Global Stellarator Coil Optimization with Quadratic Constraints and Objectives

Abstract: Most present stellarator designs are produced by costly two-stage optimization: the first for an optimized equilibrium, and the second for a coil design reproducing its magnetic configuration. Few proxies for coil complexity and forces exist at the equilibrium stage. Rapid initial state finding for both stages is a topic of active research. Most present convex coil optimization codes use the least square winding surface method by Merkel (NESCOIL), with recent improvement in conditioning, regularization , sparsity and physics objectives. While elegant, the method is limited to modeling the norms of linear functions in coil current. We present QUADCOIL, a fast, global coil optimization method that targets combinations of linear and quadratic functions of the current. It can directly constrain and/or minimize a wide range of physics objectives unavailable in NESCOIL and REGCOIL, including the Lorentz force, magnetic energy, curvature, field-current alignment, and the maximum density of a dipole array. QUADCOIL requires no initial guess and runs nearly $10^2\times$ faster than filament optimization.

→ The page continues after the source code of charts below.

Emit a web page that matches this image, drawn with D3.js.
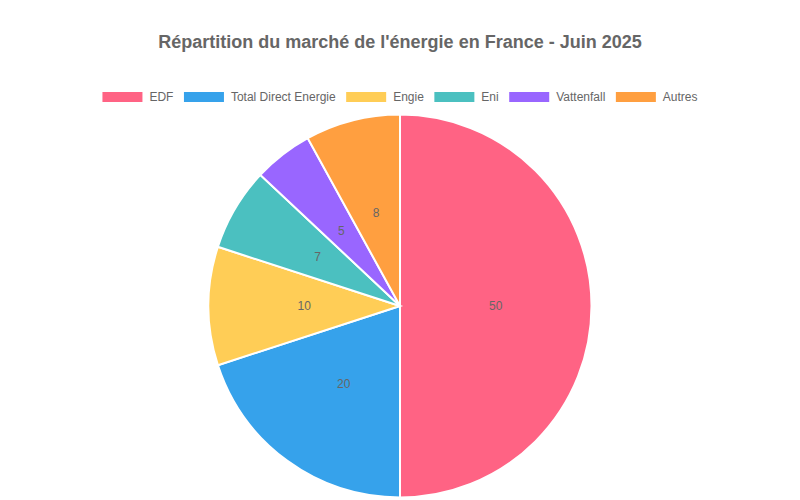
<!DOCTYPE html>
<html>
<head>
<meta charset="utf-8">
<script src="https://cdn.jsdelivr.net/npm/d3@7"></script>
<style>
  body { margin: 0; background: #fff; }
  text { font-family: "Liberation Sans", Arial, sans-serif; }
</style>
</head>
<body>
<svg id="chart" width="800" height="500"></svg>
<script>
var categories = ['EDF', 'Total Direct Energie', 'Engie', 'Eni', 'Vattenfall', 'Autres'];
var shares = [50, 20, 10, 7, 5, 8];
var colors = ['#ff6384', '#36a2eb', '#ffcd56', '#4bc0c0', '#9966ff', '#ff9f40'];

var svg = d3.select('#chart'),
    width = 800,
    cx = 400, cy = 306, radius = 191.5;

svg.append('text')
  .attr('x', width / 2)
  .attr('y', 48)
  .attr('text-anchor', 'middle')
  .style('font-size', '18px')
  .style('font-weight', 'bold')
  .style('fill', '#666')
  .text("Répartition du marché de l'énergie en France - Juin 2025");

// legend: measure text first so the row can be centered
var boxW = 40, boxH = 10, gapText = 7, gapItem = 10.5;
var legend = svg.append('g');
var items = legend.selectAll('g').data(categories).enter().append('g');
items.append('rect')
  .attr('width', boxW).attr('height', boxH)
  .attr('y', 92)
  .style('fill', function(d, i) { return colors[i]; });
items.append('text')
  .attr('y', 101)
  .style('font-size', '12px')
  .style('fill', '#666')
  .text(function(d) { return d; });

var x = 0, offsets = [];
items.each(function() {
  var w = d3.select(this).select('text').node().getComputedTextLength();
  offsets.push(x);
  x += boxW + gapText + w + gapItem;
});
var total = x - gapItem, start = (width - total) / 2;
items.each(function(d, i) {
  var g = d3.select(this);
  g.select('rect').attr('x', start + offsets[i]);
  g.select('text').attr('x', start + offsets[i] + boxW + gapText);
});

var pie = d3.pie().sort(null).value(function(d) { return d; });
var arc = d3.arc().innerRadius(0).outerRadius(radius);
var labelArc = d3.arc().innerRadius(radius / 2).outerRadius(radius / 2);

var slices = svg.append('g')
  .attr('transform', 'translate(' + cx + ',' + cy + ')')
  .selectAll('g').data(pie(shares)).enter().append('g');

slices.append('path')
  .attr('d', arc)
  .style('fill', function(d, i) { return colors[i]; })
  .style('stroke', '#fff')
  .style('stroke-width', 2);

slices.append('text')
  .attr('transform', function(d) { return 'translate(' + labelArc.centroid(d) + ')'; })
  .attr('text-anchor', 'middle')
  .attr('dy', '0.35em')
  .style('font-size', '12px')
  .style('fill', '#666')
  .text(function(d) { return d.data; });
</script>
</body>
</html>
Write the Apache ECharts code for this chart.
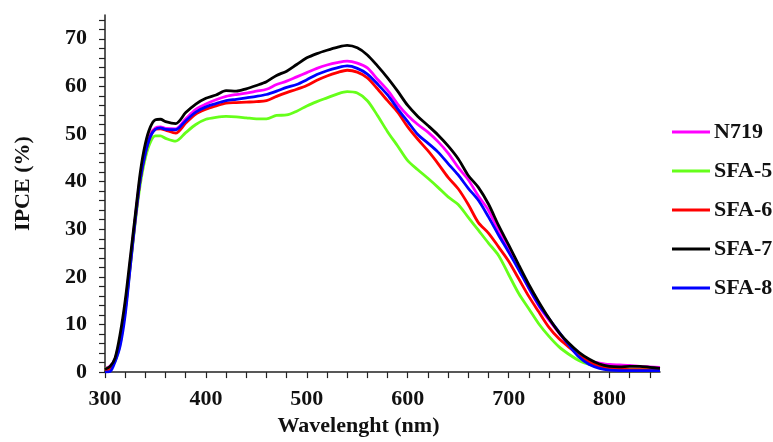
<!DOCTYPE html>
<html>
<head>
<meta charset="utf-8">
<script src="https://cdn.jsdelivr.net/npm/echarts@6/dist/echarts.min.js"></script>
<style>html,body{margin:0;padding:0;background:#fff;}#c{width:773px;height:442px;}</style>
</head>
<body>
<div id="c"></div>
<script>
const wavelengths = [300,305,310,315,320,325,330,335,340,345,350,355,360,370,380,390,400,410,420,430,440,450,460,470,480,490,500,510,520,530,540,550,560,570,580,590,600,610,620,630,640,650,660,670,680,690,700,710,720,730,740,750,760,770,780,790,800,810,820,830,840,850];

const seriesNames = ['N719','SFA-5','SFA-6','SFA-7','SFA-8'];

const n719 = [0.8,1.2,2.8,7,14,23,32.5,41,46.5,50,51.3,51.5,51.2,51.1,53.2,55.2,56.3,57.2,57.9,58.3,58.6,59.0,59.4,60.4,61.1,62.0,62.9,63.8,64.5,65.0,65.3,64.9,63.9,61.5,59.2,56.3,53.9,52.0,50.4,48.4,46.0,43.0,40.4,37.0,34.0,29.7,25.8,21.7,17.6,13.9,10.9,8.2,5.5,3.3,2.3,1.9,1.6,1.5,1.4,1.2,1.1,1.0];

const sfa5 = [0.8,1.0,2.3,6,13,22,31.5,39.5,45,48.3,49.6,49.6,49.1,48.5,50.3,52.0,53.1,53.5,53.7,53.6,53.4,53.2,53.2,53.9,54.0,54.8,55.9,56.8,57.6,58.4,58.9,58.6,57.0,53.9,50.5,47.5,44.4,42.5,40.7,38.8,36.8,35.2,32.5,29.8,27.1,24.5,20.5,16.5,13.3,10.1,7.5,5.3,3.7,2.4,1.6,1.1,0.8,0.6,0.5,0.5,0.5,0.5];

const sfa6 = [0.3,0.8,2.5,6.5,13,22.5,32,40.5,46,49.5,51,51.1,50.8,50.2,52.3,54.2,55.2,55.9,56.5,56.6,56.7,56.8,57.0,57.9,58.7,59.4,60.2,61.3,62.2,62.9,63.4,63.0,61.8,59.5,57.0,54.6,51.5,48.9,46.5,43.8,40.9,38.5,35.2,31.4,29.2,26.3,23.3,19.6,15.9,12.6,9.4,7.0,5.2,3.5,2.1,1.2,0.8,0.6,0.5,0.5,0.5,0.5];

const sfa7 = [0.6,1.2,3,8,15,24,33,42,48,51.5,53,53.1,52.6,52.2,54.5,56.3,57.5,58.2,59.1,59.0,59.5,60.2,61.0,62.3,63.2,64.6,66.0,66.9,67.6,68.2,68.6,68.1,66.6,64.3,61.8,59.0,56.0,53.7,51.8,49.8,47.5,44.8,41.3,38.8,35.3,30.8,26.7,22.5,18.4,14.7,11.3,8.3,6.0,4.1,2.7,1.7,1.2,1.1,1.2,1.2,1.0,0.8];

const sfa8 = [0,0.1,2.2,5.5,12,22,32,40.5,46,49.5,51,51.3,51.0,50.9,52.8,54.6,55.7,56.4,57.0,57.3,57.6,57.9,58.3,59.0,59.8,60.4,61.4,62.5,63.3,63.9,64.3,63.8,62.6,60.5,58.2,55.3,52.6,49.9,48.1,46.2,43.8,41.4,38.6,36.1,32.6,28.8,25.2,21.5,17.7,14.1,11.2,8.4,5.6,3.1,1.6,0.8,0.4,0.3,0.3,0.3,0.3,0.3];

const seriesColors = ['#ff00ff','#66ff1a','#ff0000','#000000','#0000ff'];
const seriesValues = [n719, sfa5, sfa6, sfa7, sfa8];

const chart = echarts.init(document.getElementById('c'));
const font = '"Liberation Serif","Times New Roman",serif';

chart.setOption({
  backgroundColor: '#ffffff',
  animation: false,
  grid: {left: 105, right: 113, top: 15, bottom: 60},
  legend: {
    orient: 'vertical',
    left: 667,
    top: 116,
    icon: 'rect',
    itemWidth: 38,
    itemHeight: 3,
    itemGap: 17,
    data: seriesNames,
    textStyle: {fontFamily: font, fontWeight: 'bold', fontSize: 22, color: '#111', lineHeight: 22, padding: [0,0,0,-1]}
  },
  xAxis: {
    type: 'value',
    min: 300, max: 850, interval: 20,
    name: 'Wavelenght (nm)',
    nameLocation: 'middle',
    nameGap: 40,
    nameTextStyle: {fontFamily: font, fontWeight: 'bold', fontSize: 22, color: '#111', padding: [0, 48, 0, 0]},
    axisLine: {show: true, lineStyle: {color: '#222', width: 1.5}},
    axisTick: {show: true, length: 6, lineStyle: {color: '#222', width: 1.2}},
    axisLabel: {
      interval: 0, showMaxLabel: false, margin: 16,
      fontFamily: font, fontWeight: 'bold', fontSize: 22, color: '#111',
      formatter: v => (v % 100 === 0 ? String(v) : '')
    },
    splitLine: {show: false}
  },
  yAxis: {
    type: 'value',
    min: 0, max: 75, interval: 2,
    name: 'IPCE (%)',
    nameLocation: 'middle',
    nameGap: 71,
    nameTextStyle: {fontFamily: font, fontWeight: 'bold', fontSize: 22, color: '#111', padding: [0, 0, 0, 20]},
    axisLine: {show: true, lineStyle: {color: '#222', width: 1.5}},
    axisTick: {show: true, length: 6, lineStyle: {color: '#222', width: 1.2}},
    axisLabel: {
      interval: 0, showMaxLabel: false, margin: 18,
      fontFamily: font, fontWeight: 'bold', fontSize: 22, color: '#111',
      formatter: v => (v % 10 === 0 ? String(v) : '')
    },
    splitLine: {show: false}
  },
  series: seriesNames.map((name, i) => ({
    name: name,
    type: 'line',
    symbol: 'none',
    smooth: 0.3,
    color: seriesColors[i],
    lineStyle: {width: 2.8, color: seriesColors[i]},
    data: wavelengths.map((w, j) => [w, seriesValues[i][j]]),
    z: i === 3 ? 3 : 2
  }))
});
</script>
</body>
</html>
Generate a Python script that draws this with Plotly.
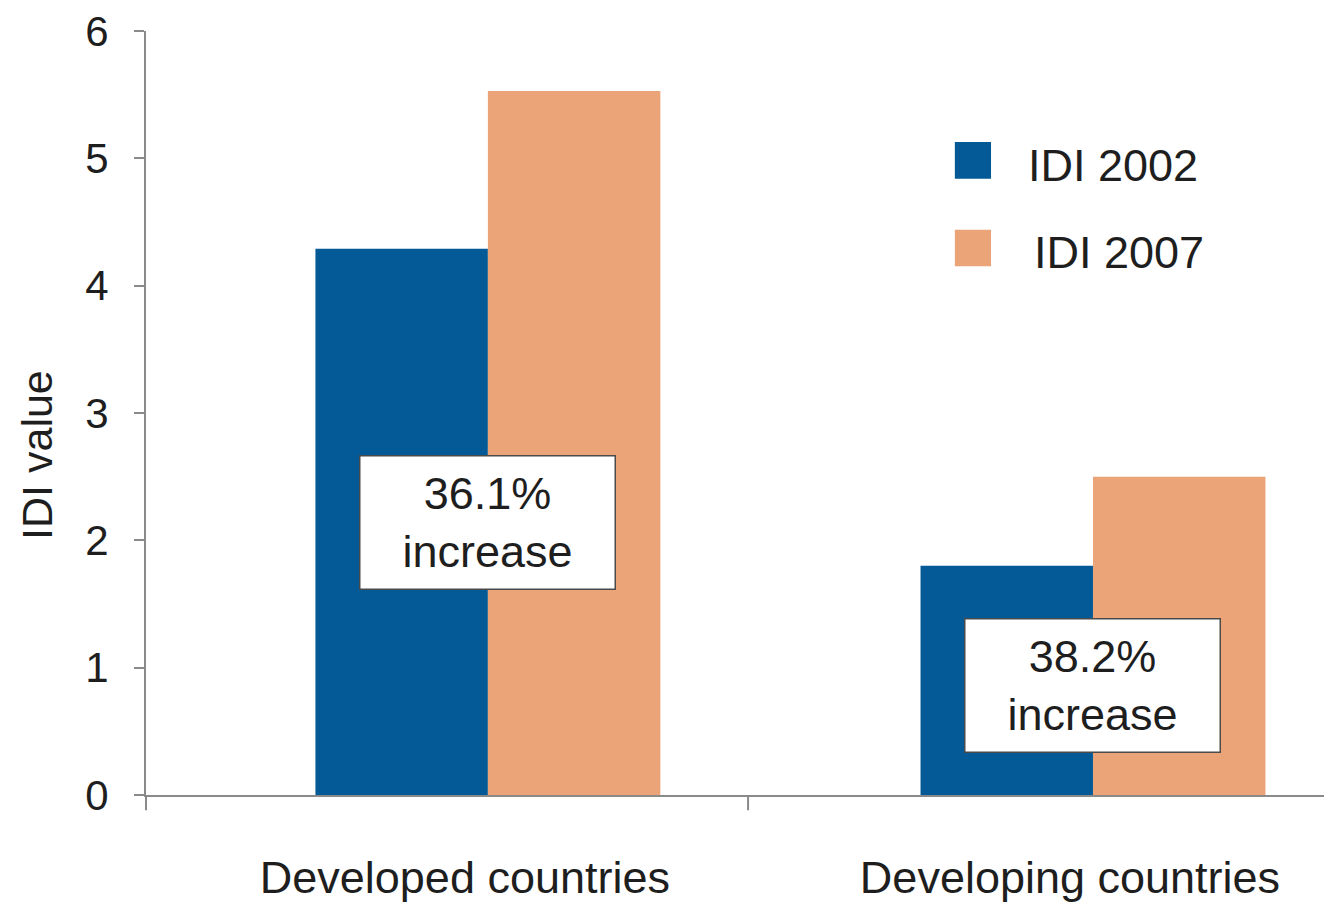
import plotly.graph_objects as go

# data
categories = ['Developed countries', 'Developing countries']
series_names = ['IDI 2002', 'IDI 2007']
idi_2002 = [4.29, 1.80]
idi_2007 = [5.53, 2.50]
increase_labels = ['36.1%<br>increase', '38.2%<br>increase']
colors = ['#045a96', '#eba378']

FONT = 'Liberation Sans, Arial, sans-serif'
TXT = '#1e1e1e'

fig = go.Figure()
for name, vals, col in zip(series_names, [idi_2002, idi_2007], colors):
    fig.add_trace(go.Bar(
        name=name,
        x=categories,
        y=vals,
        marker=dict(color=col, line=dict(width=0)),
        showlegend=False,
        hoverinfo='x+y+name',
    ))

# axis extras: y axis runs a bit below zero, tick between the groups
shapes = [
    dict(type='line', xref='paper', yref='paper', x0=0, x1=0, y0=0, y1=-0.02,
         line=dict(color='#8a8a8a', width=2)),
    dict(type='line', xref='x', yref='paper', x0=0.43, x1=0.43, y0=0, y1=-0.02,
         line=dict(color='#8a8a8a', width=2)),
]

# legend drawn as big squares like the original
leg_y = [0.8306, 0.7160]
leg_txt_x = [0.742, 0.747]
annotations = []
for i, (name, col) in enumerate(zip(series_names, colors)):
    shapes.append(dict(type='rect', xref='paper', yref='paper',
                       x0=0.682, x1=0.7125, y0=leg_y[i] - 0.024, y1=leg_y[i] + 0.024,
                       fillcolor=col, line=dict(width=0)))
    annotations.append(dict(xref='paper', yref='paper', x=leg_txt_x[i], y=leg_y[i] - 0.006,
                            text=name, showarrow=False, xanchor='left', yanchor='middle',
                            font=dict(family=FONT, size=45, color=TXT)))

# increase boxes
box_y = [2.14, 0.864]
for i, cat in enumerate(categories):
    annotations.append(dict(x=cat, y=box_y[i], xref='x', yref='y',
                            text=increase_labels[i], showarrow=False,
                            xanchor='center', yanchor='middle',
                            width=254, height=132, align='center', valign='middle',
                            bgcolor='white', bordercolor='#4a4a4a', borderwidth=1.5, borderpad=0,
                            font=dict(family=FONT, size=45, color=TXT)))

annotations.append(dict(xref='paper', yref='paper', x=-0.092, y=0.445,
                        text='IDI value', textangle=-90, showarrow=False,
                        xanchor='center', yanchor='middle',
                        font=dict(family=FONT, size=43, color=TXT)))

# page body has an 8px margin, so the figure is a bit smaller than the window
fig.update_layout(
    barmode='group',
    bargap=0.43,
    bargroupgap=0,
    width=1324,
    height=895,
    margin=dict(l=138, r=0, t=21, b=106),
    paper_bgcolor='white',
    plot_bgcolor='white',
    font=dict(family=FONT, size=42, color=TXT),
    xaxis=dict(
        type='category',
        range=[-0.565, 1.395],
        showline=True, linecolor='#8a8a8a', linewidth=2,
        ticks='', showgrid=False, zeroline=False,
        tickfont=dict(family=FONT, size=45, color=TXT),
        ticklabelstandoff=42,
        ticklabelshift=-23,
    ),
    yaxis=dict(
        range=[0, 6.001],
        tickvals=[0, 1, 2, 3, 4, 5, 6],
        showline=True, linecolor='#8a8a8a', linewidth=2,
        ticks='outside', ticklen=10, tickwidth=1.5, tickcolor='#8a8a8a',
        showgrid=False, zeroline=False,
        tickfont=dict(family=FONT, size=42, color=TXT),
        ticklabelstandoff=17,
        ticklabeloverflow='allow',
    ),
    shapes=shapes,
    annotations=annotations,
    showlegend=False,
)

fig.write_html('out.html')
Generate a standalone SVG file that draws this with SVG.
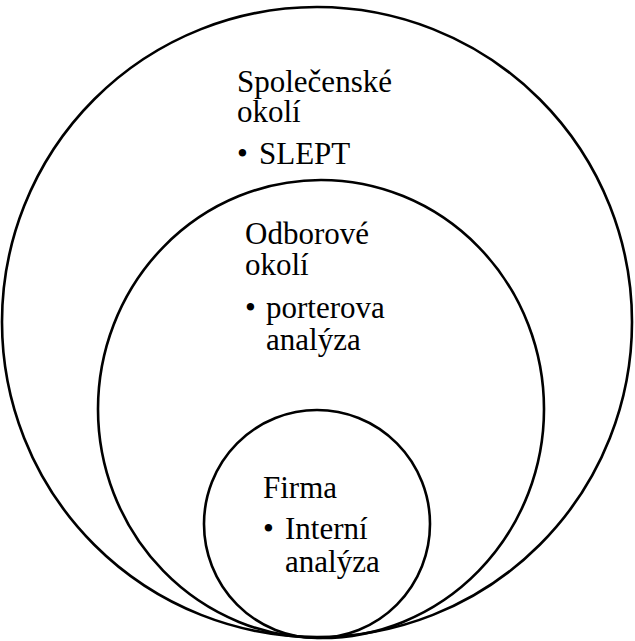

Integrating it in the equilibrium optimization stage can potentially exclude equilibria with difficult-to-design coils, without significantly increasing the computation time per iteration. QUADCOIL finds the exact, global minimum in a large parameter space when possible, and otherwise finds a well-performing approximate global minimum. It supports most regularization techniques developed for NESCOIL and REGCOIL. We demonstrate QUADCOIL's effectiveness in coil topology control, minimizing non-convex penalties, and predicting filament coil complexity with three numerical examples.